La valigia divenne la mia penna, il mondo la mia tela. (4) 

Tracciando il percorso compiuto dalla valigia, nell’arco di 55 giorni Nordenankar realizza il più grande autoritratto del mondo:

Ma la vera natura di Nordenankar è quella del trickster, la cui vocazione è confondere, portare scompiglio e mettere a soqquadro. La vera opera dell’artista svedese è questo trailer, che documenta l’impresa nei dettagli:

Come rivela Matthew Moore sul Telegraph qualche giorno dopo, non c’è alcunché di vero nel video. (5)  Nessuna spedizione, nessun coinvolgimento della DHL, nessun dispositivo GPS. Solo una buona idea, con cui iniettare di meraviglia la Rete e suggerire una contaminazione insolita. La performance di chi sa compiere il quarto passo.

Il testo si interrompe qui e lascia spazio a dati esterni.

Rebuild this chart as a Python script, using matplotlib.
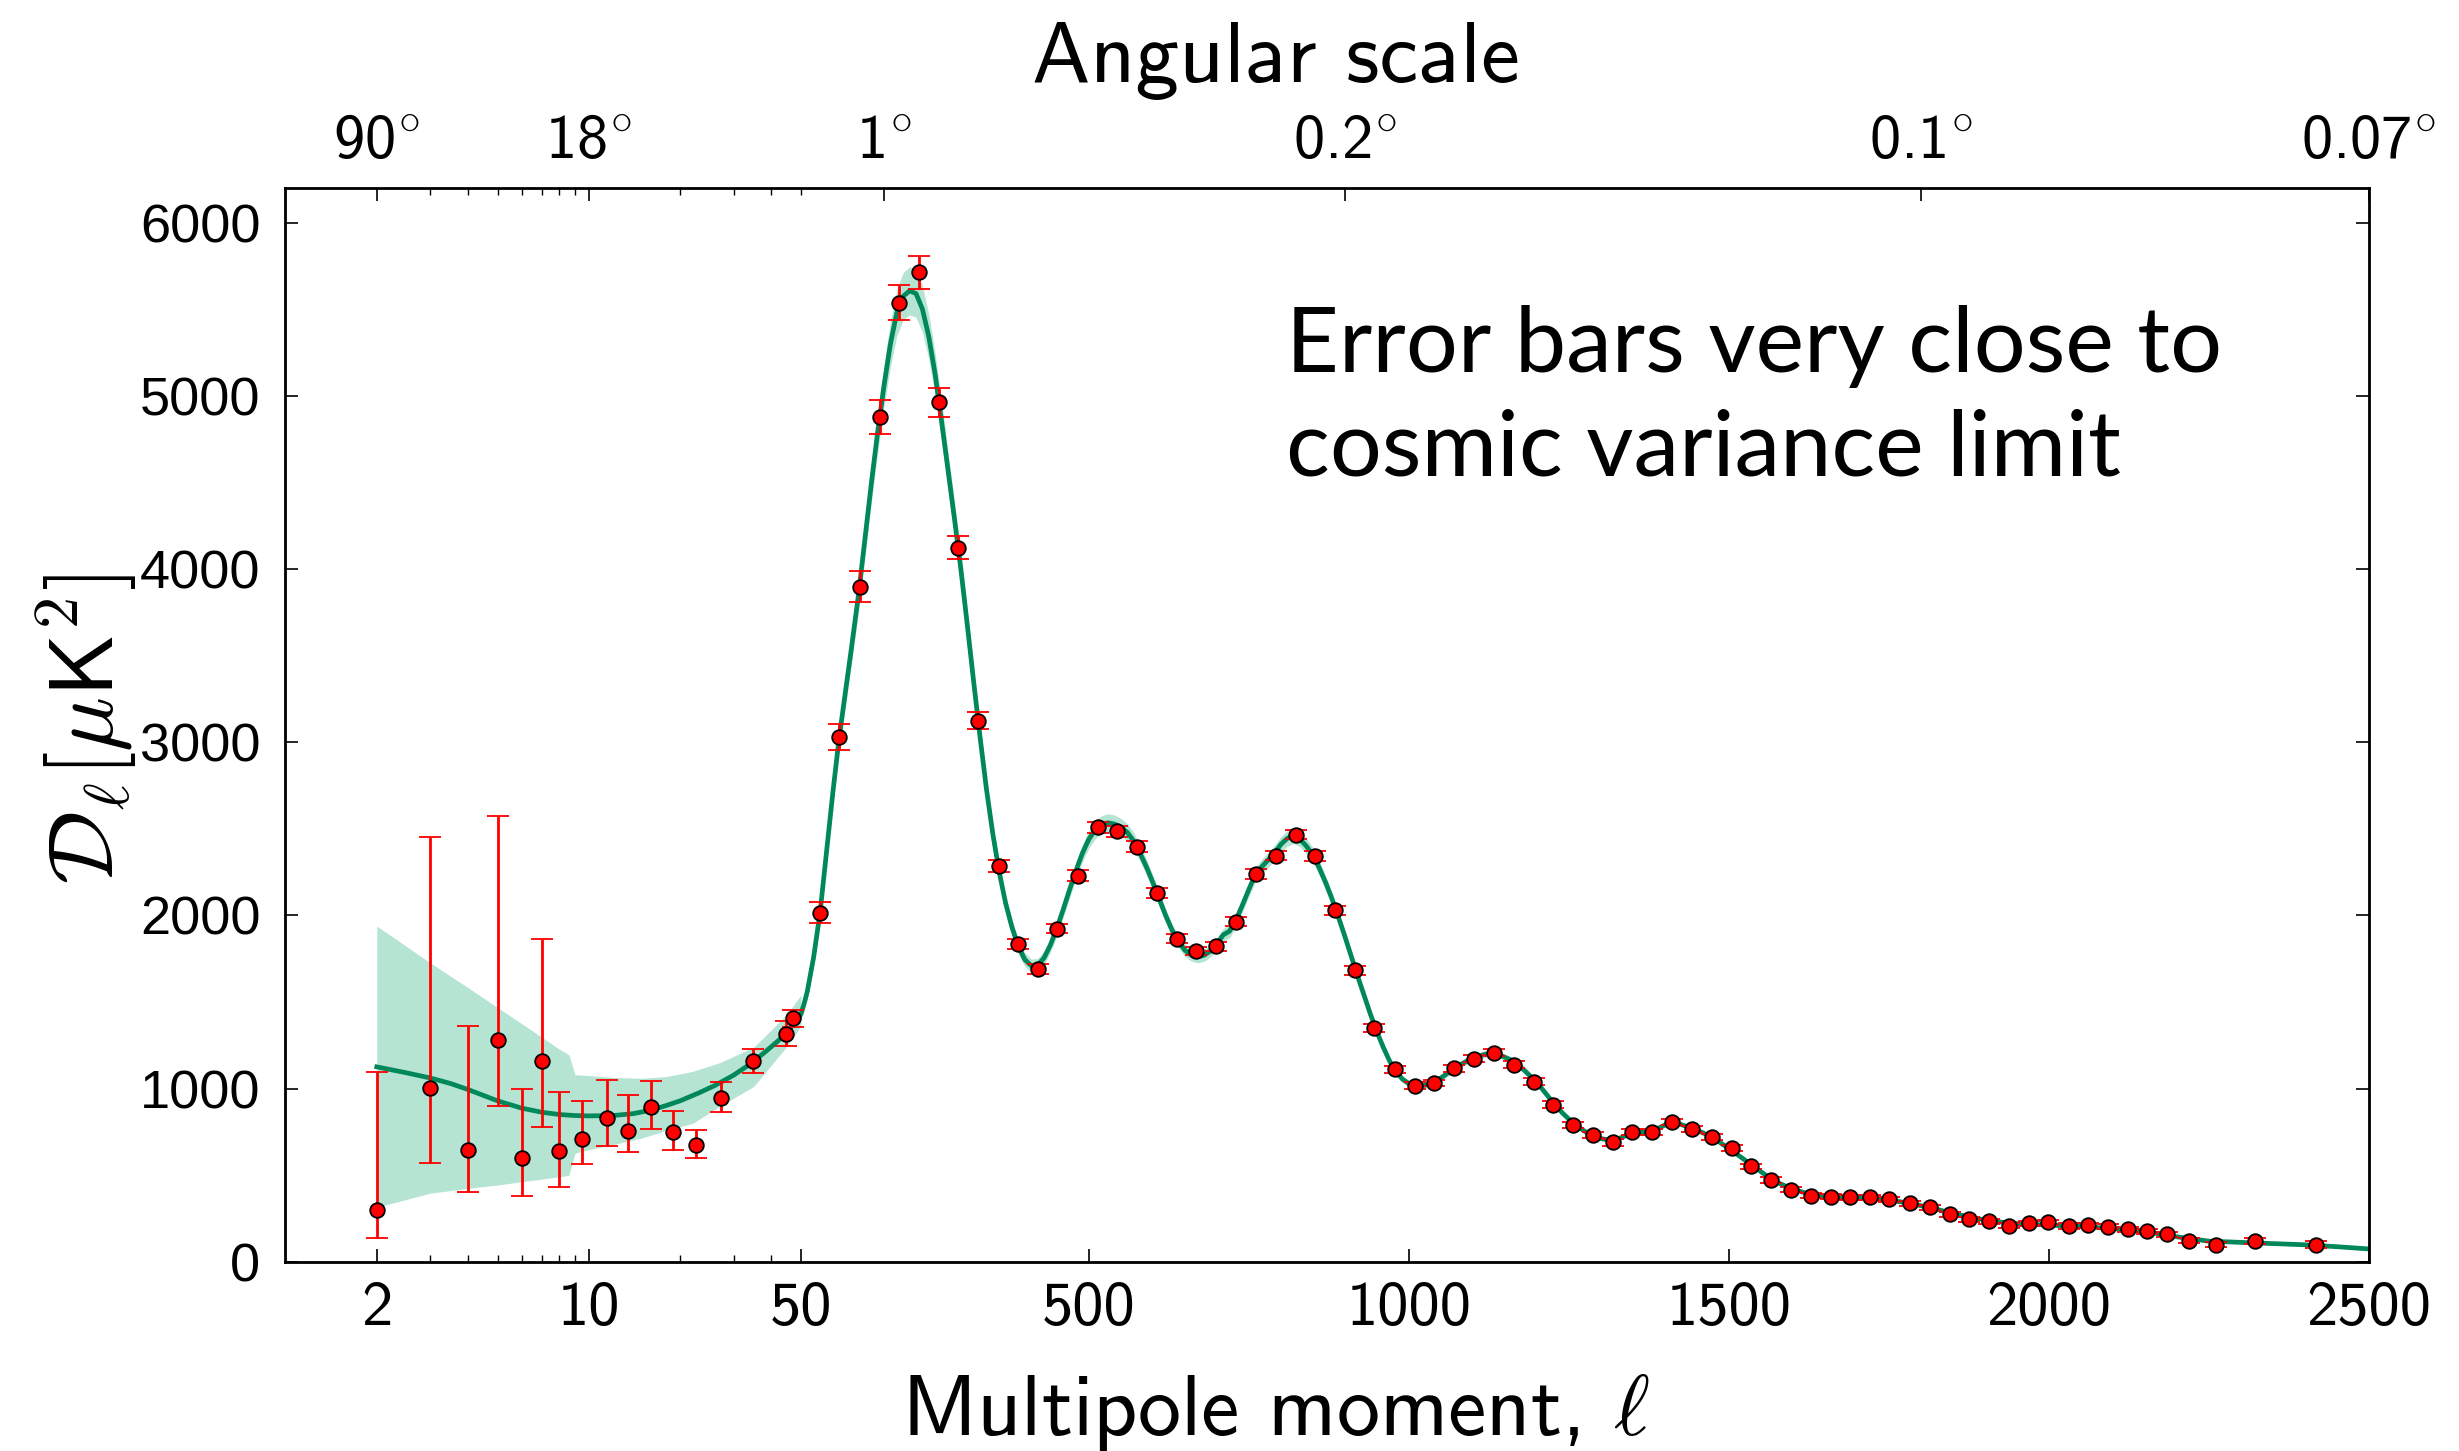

Cocteau ha un’intuizione poetica irresistibile. Michel la inquadra matematicamente nel migliore dei modi. Vallée ne mostra l’inconsistenza con onestà cristallina. Solo cogliendo il genio in ciascuno Nordenankar può adoperarsi per fare hacking della realtà e portare a compimento – con l’illusione – un’intuizione troppo bella per essere falsa.


Note

1. Aimé Michel, Flying Saucers and the Straight-Line Mystery, Criterion Books, New York 1958, p. 51.

2. Aimé Michel, op. cit..

3. Così ragionano anche i circlemakers: nell’attesa che siano gli alieni a tracciare i cerchi, perché non cominciare noi terrestri?

4. Erik Nordenankar, “Biggest Drawing in the World”, YouTube, 15.5.2008. Ringrazio Davide Brizio per la segnalazione.

5. Matthew Moore, “’Biggest drawing in world’ revealed as hoax” The Telegraph, 27.5.2008.